Two wheels good

May Day. Break out the bikes.

Our fair city, being a flat and temperate place, is quite conducive to bicycling. Indeed, May has been bicycle month for the past few years, and bike traffic seems to increase on the downtown-Midtown grid, especially at night. Bicycling is a fine, non-carbon-footprint way to trip around and see live music.

Someone handed me a flier touting a Friday night gig that mentioned bikes and a safe place to park them, but the gig turned out to be way off the grid in someone’s Curtis Park backyard, behind the long-defunct punk venue Club Minimal a block south of Sutterville Road. The performance space was a one-car garage.

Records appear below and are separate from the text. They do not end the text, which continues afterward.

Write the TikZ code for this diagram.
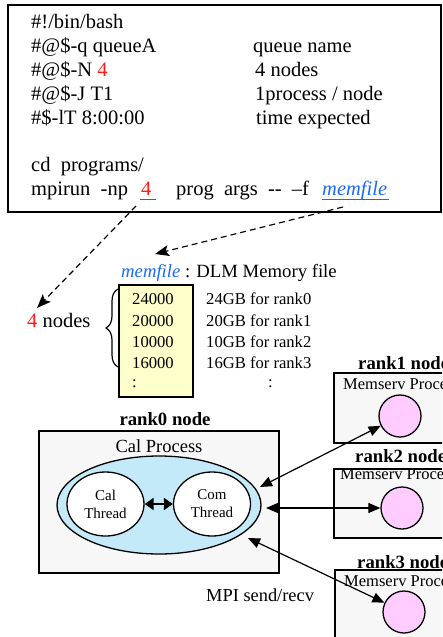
\documentclass[tikz,border=0pt]{standalone}
\usepackage{fontspec}
\setmainfont{Liberation Serif}
\usetikzlibrary{arrows.meta,shapes.geometric,decorations.pathreplacing}
\definecolor{myred}{RGB}{255,25,25}
\definecolor{myblue}{RGB}{25,105,255}
\definecolor{yelfill}{RGB}{255,255,204}
\definecolor{boxgray}{RGB}{247,247,247}
\definecolor{procblue}{RGB}{196,234,250}
\definecolor{pinkfill}{RGB}{255,204,255}
\newcommand{\fsz}[1]{\fontsize{#1}{#1}\selectfont}
\begin{document}
\begin{tikzpicture}[x=1pt,y=-1pt,
  big/.style={inner sep=0pt, anchor=base west, font=\fsz{20.5}},
  mid/.style={inner sep=0pt, anchor=base west, font=\fsz{16.6}},
  lbl/.style={inner sep=0pt, anchor=base west, font=\bfseries\fsz{18.7}},
  memtxt/.style={inner sep=0pt, anchor=base west, font=\fsz{16.5}},
  frame/.style={draw=black, line width=1.3pt},
  arr/.style={line width=1.2pt, {Triangle[length=12pt,width=10pt]}-{Triangle[length=12pt,width=10pt]}},
  dasharr/.style={line width=1.2pt, dash pattern=on 6pt off 4pt, -{Stealth[length=14pt,width=11pt,inset=3pt]}},
  thread/.style={ellipse, draw, line width=1.3pt, fill=white, minimum width=77pt, minimum height=64pt, inner sep=0pt, align=center, font=\fsz{15}\linespread{1.2}\selectfont},
  memcirc/.style={circle, draw, line width=1.3pt, fill=pinkfill, minimum size=42pt, inner sep=0pt}
]
\useasboundingbox (0,0) rectangle (442,637);
\clip (0,0) rectangle (442,637);

% script box
\draw[frame] (8,5) rectangle (441,212);
\node[big] (l1) at (31,28.5) {\#!/bin/bash};
\node[big] (l2) at (31,52.5) {\#@\$-q queueA};
\node[big] (l3) at (31,76.5) {\#@\$-N \textcolor{myred}{4}};
\node[big] (l4) at (31,100.5) {\#@\$-J T1};
\node[big] (l5) at (31,124.5) {\#\$-lT 8:00:00};
\node[big] (r2) at (253,52.5) {queue name};
\node[big] (r3) at (255,76.5) {4 nodes};
\node[big] (r4) at (255,100.5) {1process / node};
\node[big] (r5) at (256,124.5) {time expected};
\node[big] (cd) at (31,171) {cd\ \ programs/};
\node[big] (mp) at (31,195) {mpirun\ \ -np};
\node[big] (np4) at (141,195) {\textcolor{myred}{4}};
\node[big] (prog) at (176,195) {prog\ \ args\ \ -{}-\ \ –f};
\node[big] (mf) at (322,195) {\textcolor{myblue}{\itshape memfile}};
\draw[myred, line width=1.2pt] (140,199.5) -- (156,199.5);
\draw[myblue, line width=1.1pt] (322,199.5) -- (389,199.5);

% dashed arrows
\coordinate (d1s) at (136,206);
\coordinate (d1e) at (37,308);
\coordinate (d2s) at (343,207);
\coordinate (d2e) at (155,254);
\draw[dasharr] (d1s) -- (d1e);
\draw[dasharr] (d2s) -- (d2e);

% memfile
\node[inner sep=0pt, anchor=base west, font=\fsz{18.7}] (mtitle) at (121,277) {\textcolor{myblue}{\itshape memfile} : DLM Memory file};
\draw[line width=1.3pt, fill=yelfill] (119,285) rectangle (193,397);
\node[mid] (n1) at (132,304.5) {24000};
\node[mid] (n2) at (132,326) {20000};
\node[mid] (n3) at (132,347) {10000};
\node[mid] (n4) at (132,368) {16000};
\node[mid] (n5) at (132,387) {:};
\node[mid] (g1) at (206,304.5) {24GB for rank0};
\node[mid] (g2) at (206,326) {20GB for rank1};
\node[mid] (g3) at (206,347) {10GB for rank2};
\node[mid] (g4) at (206,368) {16GB for rank3};
\node[mid] (g5) at (268,387) {:};
\draw[line width=1.2pt, decorate, decoration={brace, amplitude=12pt}] (118,367) -- (118,289);
\node[big] (fournodes) at (27,327) {\textcolor{myred}{4} nodes};

% rank0 node
\node[inner sep=0pt, anchor=base, font=\bfseries\fsz{18.7}] (r0lbl) at (165,425) {rank0 node};
\draw[frame, fill=boxgray] (39,431) rectangle (279,573);
\node[inner sep=0pt, anchor=base, font=\fsz{18.5}] (calp) at (159,452) {Cal Process};
\node[ellipse, draw, line width=1.3pt, fill=procblue, minimum width=204pt, minimum height=98pt, inner sep=0pt] (proc) at (159,505) {};
\node[thread] (calt) at (105.5,504) {Cal\\Thread};
\node[thread] (comt) at (212,504) {Com\\Thread};
\draw[line width=2pt, {Triangle[length=9pt,width=12pt]}-{Triangle[length=9pt,width=12pt]}] (calt) -- (comt);

\node[inner sep=0pt, anchor=base west, font=\fsz{18.4}] (mpi) at (206,601) {MPI send/recv};

% rank1
\node[lbl] (r1lbl) at (358,369) {rank1 node};
\draw[frame, fill=boxgray] (334,373) rectangle (470,443);
\node[memtxt] (m1) at (343,389) {Memserv Process};
\node[memcirc] (c1) at (400,416) {};
% rank2
\node[lbl] (r2lbl) at (355,462) {rank2 node};
\draw[frame, fill=boxgray] (334,469) rectangle (470,538);
\node[memtxt] (m2) at (340,479) {Memserv Process};
\node[memcirc] (c2) at (402,508) {};
% rank3
\node[lbl] (r3lbl) at (357,568) {rank3 node};
\draw[frame, fill=boxgray] (335,570) rectangle (470,660);
\node[memtxt] (m3) at (344,586) {Memserv Process};
\node[memcirc] (c3) at (404,612) {};

% MPI arrows
\coordinate (a1) at (260,487);
\coordinate (a2) at (266,508);
\coordinate (a3) at (248,538);
\draw[arr] (a1) -- (c1);
\draw[arr] (a2) -- (c2);
\draw[arr] (a3) -- (c3);
\end{tikzpicture}
\end{document}
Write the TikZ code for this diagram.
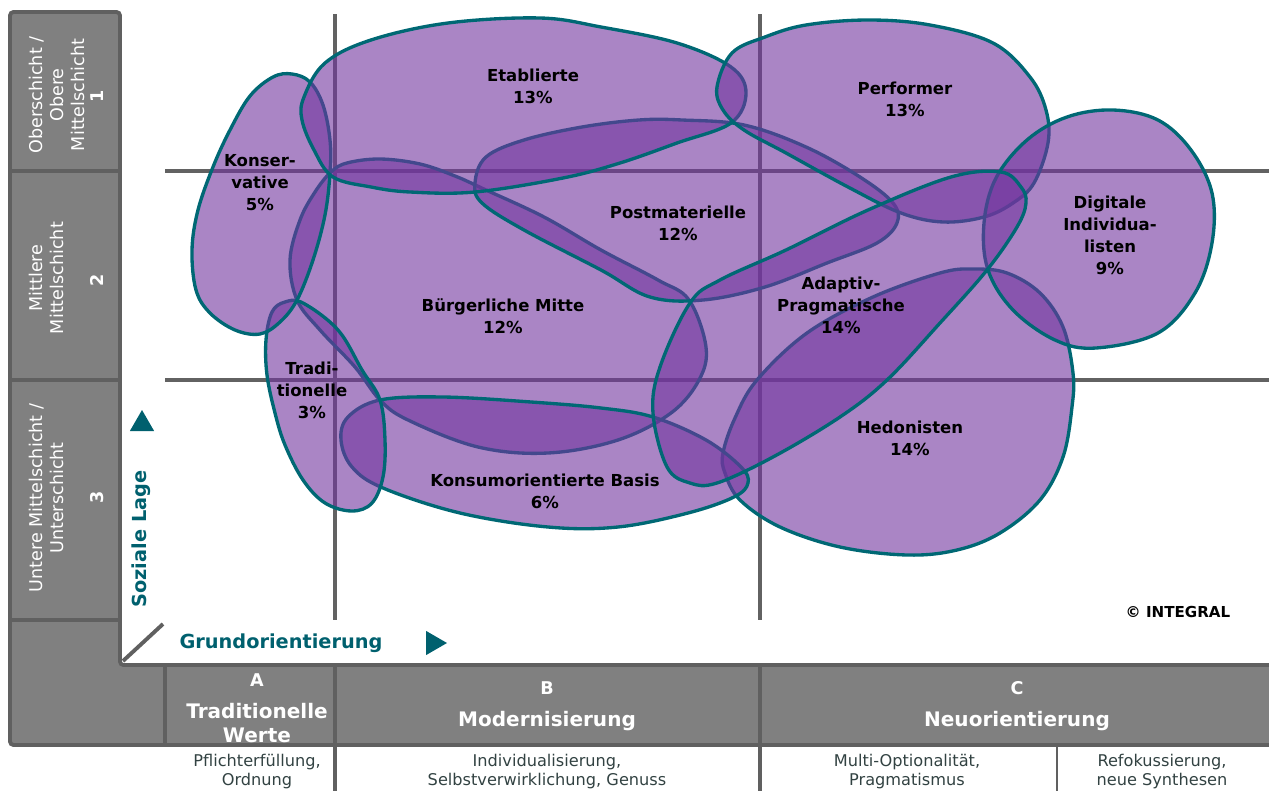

I caught part of a cool set by San Kazakgascar, then chatted with Troy Mighty (a.k.a. Dead Western), Shawn Vreeland and Kazakgascar frontman Jed Brewer.

But after Mighty and Vreeland left, I picked up one of those vibes you get when you drive through a backwoods town and people give you a flinty-eyed stare down before skittering away, and then someone with a pitchfork snarls, “Yeer nawt frum aroun’ theez pahrts, are yew?” Now, perhaps that icy-cold shoulder was entirely inside my skull, but it was real enough to send me off into the night.

The next morning, I hit the bike trail. The combination of sunlight, blooming poppies and overhanging vines was mildly enchanting, like one of the Pamela Colman Smith-illustrated pentacle-suit cards in the Rider-Waite tarot deck. I’d finally talked Ricky Berger into letting me rip the music from the self-explanatory Ricky Berger’s First Album to my iPod, and the sweet acoustic nuances emanating from the earbuds only amplified the spell.

Now, I’m no psychic. I could predict that the world will rise and embrace these 11 songs like it fell for Norah Jones a few years ago. But this is an indie album (out at the end of June) recorded in a small local studio by Jimmy Bell. And it doesn’t have a major-label machine cannily positioning it in Borders and Starbucks to ride piggyback on an NPR Terry Gross interview. But it does possess a similar Venusian magic.

The record’s sound is naked, or bare enough to float on the gossamer wings of Berger’s lovely voice; the instrumentation—finger-picked guitar and piano, plus frosting like the occasional flute, cello, muted trumpet, organ wash, accordion or toy xylophone—never gets in the way of her voice or the songs.

Berger’s songwriting is generally superb. Her melodies lie somewhere between Harold Arlen and Joni Mitchell; the notes tend to float into your ears and rattle around for days. I’ve had the opening line from “Warning” greet me every morning for the past week. Her lyrics belie her age—Berger’s 20—but they’re young, in the sense she hasn’t had those experiences yet that give lyrics real depth and dimension. Hey, give her a couple albums.

Like I said, I’m no psychic, but I have learned enough to spot someone with major star potential. And I did get a vision of the lovely Ms. Berger shyly shaking hands with David Letterman before leaving the studio audience and Paul Shaffer dumbfounded by her charms. Stranger things have happened, right?